## Begin Listed records

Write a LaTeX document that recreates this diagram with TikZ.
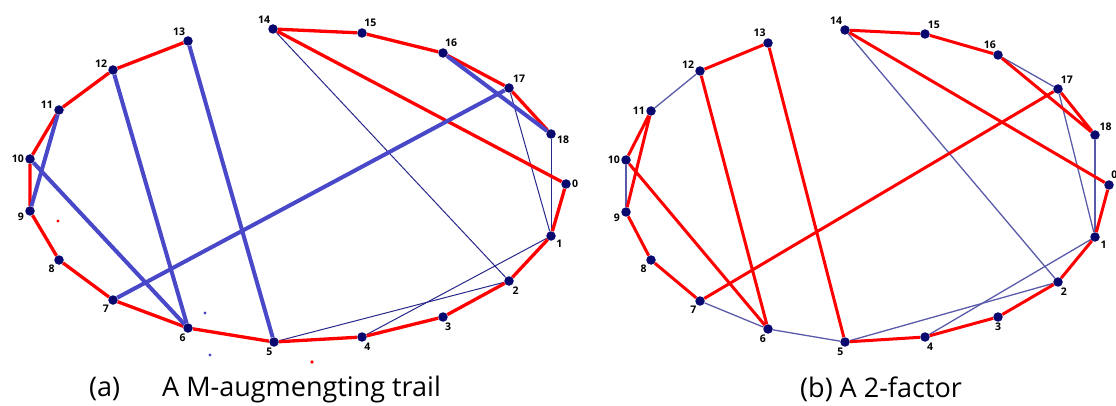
\documentclass[tikz,border=0pt]{standalone}
\usepackage{fontspec}
\setmainfont{Open Sans}
\usepackage{tikz}
\usetikzlibrary{calc}
\tikzset{>=latex}
\definecolor{myred}{RGB}{255, 0, 0}
\definecolor{mynavy}{RGB}{8, 8, 110}
\definecolor{myblue}{RGB}{72, 72, 200}
\definecolor{mythin}{RGB}{40, 40, 140}
\definecolor{myslate}{RGB}{90, 90, 170}

\begin{document}
\begin{tikzpicture}[x = 1pt, y = -1pt,
  vtx/.style = {circle, fill = mynavy, inner sep = 0pt, minimum size = 9.5pt, label distance = 0.5pt},
  lbl/.style = {font = \bfseries\fontsize{10.5}{10.5}\selectfont, inner sep = 1pt},
  captxt/.style = {anchor = west, font = \fontsize{27}{27}\selectfont, inner sep = 0pt},
  redE/.style = {myred, line width = 3.3pt, line join = round},
  blueE/.style = {myblue, line width = 4pt},
  thinE/.style = {mythin, line width = 1pt},
  slateE/.style = {myslate, line width = 1.3pt}]

\useasboundingbox (0, 0) rectangle (1116, 406); % page size

% (a) left graph
\begin{scope}
\node[vtx, label = {[lbl]0:0}]    (a0)  at (566, 184) {};
\node[vtx, label = {[lbl]-35:1}]  (a1)  at (551, 236) {};
\node[vtx, label = {[lbl]-60:2}]  (a2)  at (509, 281) {};
\node[vtx, label = {[lbl]-80:3}]  (a3)  at (443, 317) {};
\node[vtx, label = {[lbl]-75:4}]  (a4)  at (362, 337) {};
\node[vtx, label = {[lbl]-95:5}]  (a5)  at (274, 342) {};
\node[vtx, label = {[lbl]-105:6}] (a6)  at (188, 328) {};
\node[vtx, label = {[lbl]-125:7}] (a7)  at (113, 300) {};
\node[vtx, label = {[lbl]-130:8}] (a8)  at (59, 260) {};
\node[vtx, label = {[lbl]190:9}]  (a9)  at (30, 211) {};
\node[vtx, label = {[lbl]180:10}] (a10) at (30, 159) {};
\node[vtx, label = {[lbl]175:11}] (a11) at (59, 110) {};
\node[vtx, label = {[lbl]165:12}] (a12) at (113, 70) {};
\node[vtx, label = {[lbl]110:13}] (a13) at (188, 41) {};
\node[vtx, label = {[lbl]110:14}] (a14) at (273, 29) {};
\node[vtx, label = {[lbl]75:15}]  (a15) at (362, 33) {};
\node[vtx, label = {[lbl]80:16}]  (a16) at (443, 53) {};
\node[vtx, label = {[lbl]55:17}]  (a17) at (509, 88) {};
\node[vtx, label = {[lbl]-10:18}] (a18) at (551, 134) {};

\draw[thinE] (a14) -- (a2);
\draw[thinE] (a17) -- (a1);
\draw[thinE] (a18) -- (a1);
\draw[thinE] (a1) -- (a4);
\draw[thinE] (a2) -- (a5);
\draw[redE] (a14) -- (a15) -- (a16) -- (a17) -- (a18);
\draw[redE] (a14) -- (a0);
\draw[redE] (a0) -- (a1) -- (a2) -- (a3) -- (a4) -- (a5) -- (a6) -- (a7) -- (a8) -- (a9) -- (a10) -- (a11) -- (a12) -- (a13);
\draw[blueE] (a13) -- (a5);
\draw[blueE] (a12) -- (a6);
\draw[blueE] (a11) -- (a9);
\draw[blueE] (a10) -- (a6);
\draw[blueE] (a16) -- (a18);
\draw[blueE] (a17) -- (a7);

\fill[myred] (58, 221) circle (1.6);
\fill[myblue] (205, 313) circle (1.6);
\fill[myblue] (210, 355) circle (1.6);
\fill[myred] (312, 362) circle (1.8);

\node[captxt] (capa) at (89, 389) {(a)};
\node[captxt] (capat) at (162, 389) {A M-augmengting trail};
\end{scope}

% (b) right graph
\begin{scope}
\node[vtx, label = {[lbl]75:0}]   (b0)  at (1109, 185) {};
\node[vtx, label = {[lbl]-30:1}]  (b1)  at (1095, 237) {};
\node[vtx, label = {[lbl]-70:2}]  (b2)  at (1058, 282) {};
\node[vtx, label = {[lbl]-90:3}]  (b3)  at (998, 317) {};
\node[vtx, label = {[lbl]-80:4}]  (b4)  at (925, 337) {};
\node[vtx, label = {[lbl]-95:5}]  (b5)  at (845, 342) {};
\node[vtx, label = {[lbl]-100:6}] (b6)  at (768, 329) {};
\node[vtx, label = {[lbl]-120:7}] (b7)  at (700, 301) {};
\node[vtx, label = {[lbl]-130:8}] (b8)  at (651, 260) {};
\node[vtx, label = {[lbl]185:9}]  (b9)  at (626, 212) {};
\node[vtx, label = {[lbl]180:10}] (b10) at (626, 160) {};
\node[vtx, label = {[lbl]180:11}] (b11) at (651, 111) {};
\node[vtx, label = {[lbl]165:12}] (b12) at (700, 71) {};
\node[vtx, label = {[lbl]105:13}] (b13) at (768, 43) {};
\node[vtx, label = {[lbl]110:14}] (b14) at (845, 30) {};
\node[vtx, label = {[lbl]70:15}]  (b15) at (925, 34) {};
\node[vtx, label = {[lbl]100:16}] (b16) at (998, 55) {};
\node[vtx, label = {[lbl]70:17}]  (b17) at (1058, 89) {};
\node[vtx, label = {[lbl]45:18}]  (b18) at (1095, 135) {};

\draw[slateE] (b16) -- (b17);
\draw[slateE] (b14) -- (b2);
\draw[slateE] (b17) -- (b1);
\draw[slateE] (b18) -- (b1);
\draw[slateE] (b1) -- (b4);
\draw[slateE] (b2) -- (b5);
\draw[slateE] (b5) -- (b6) -- (b7);
\draw[slateE] (b11) -- (b12);
\draw[slateE] (b10) -- (b9);
\draw[redE, line width = 3pt] (b14) -- (b15) -- (b16) -- (b18) -- (b17) -- (b7) -- (b8) -- (b9) -- (b11) -- (b10) -- (b6) -- (b12) -- (b13) -- (b5) -- (b4) -- (b3) -- (b2) -- (b1) -- (b0) -- (b14);

\node[captxt] (capb) at (800, 389) {(b) A 2-factor};
\end{scope}

\end{tikzpicture}
\end{document}
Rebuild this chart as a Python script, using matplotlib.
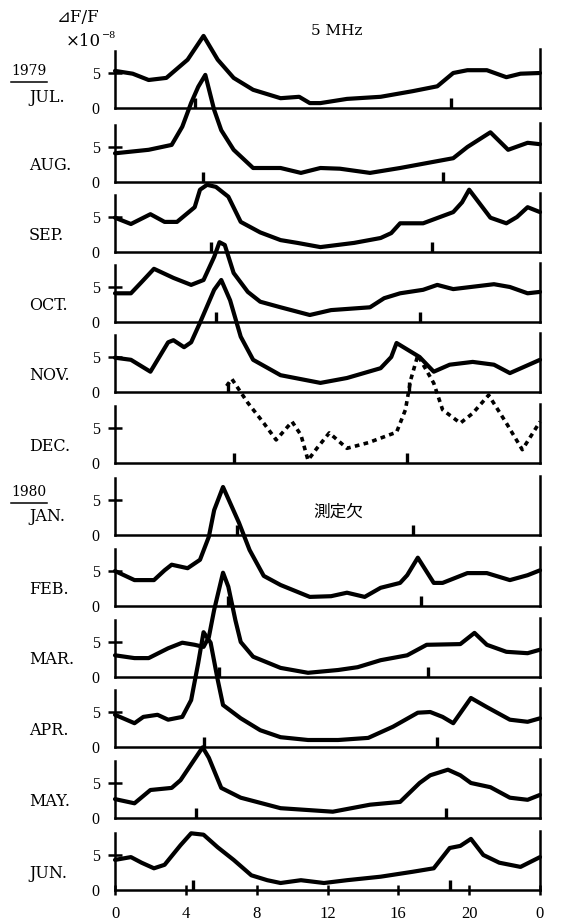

## End Listed records

**Aim of the task**
Reproduce only the lines running from the beginning of the entries above to the line holding "406); % page size", inclusive. Pictures stay out of the copy.

**Exercise result**
Write a LaTeX document that recreates this diagram with TikZ.
\documentclass[tikz,border=0pt]{standalone}
\usepackage{fontspec}
\setmainfont{Open Sans}
\usepackage{tikz}
\usetikzlibrary{calc}
\tikzset{>=latex}
\definecolor{myred}{RGB}{255, 0, 0}
\definecolor{mynavy}{RGB}{8, 8, 110}
\definecolor{myblue}{RGB}{72, 72, 200}
\definecolor{mythin}{RGB}{40, 40, 140}
\definecolor{myslate}{RGB}{90, 90, 170}

\begin{document}
\begin{tikzpicture}[x = 1pt, y = -1pt,
  vtx/.style = {circle, fill = mynavy, inner sep = 0pt, minimum size = 9.5pt, label distance = 0.5pt},
  lbl/.style = {font = \bfseries\fontsize{10.5}{10.5}\selectfont, inner sep = 1pt},
  captxt/.style = {anchor = west, font = \fontsize{27}{27}\selectfont, inner sep = 0pt},
  redE/.style = {myred, line width = 3.3pt, line join = round},
  blueE/.style = {myblue, line width = 4pt},
  thinE/.style = {mythin, line width = 1pt},
  slateE/.style = {myslate, line width = 1.3pt}]

\useasboundingbox (0, 0) rectangle (1116, 406); % page size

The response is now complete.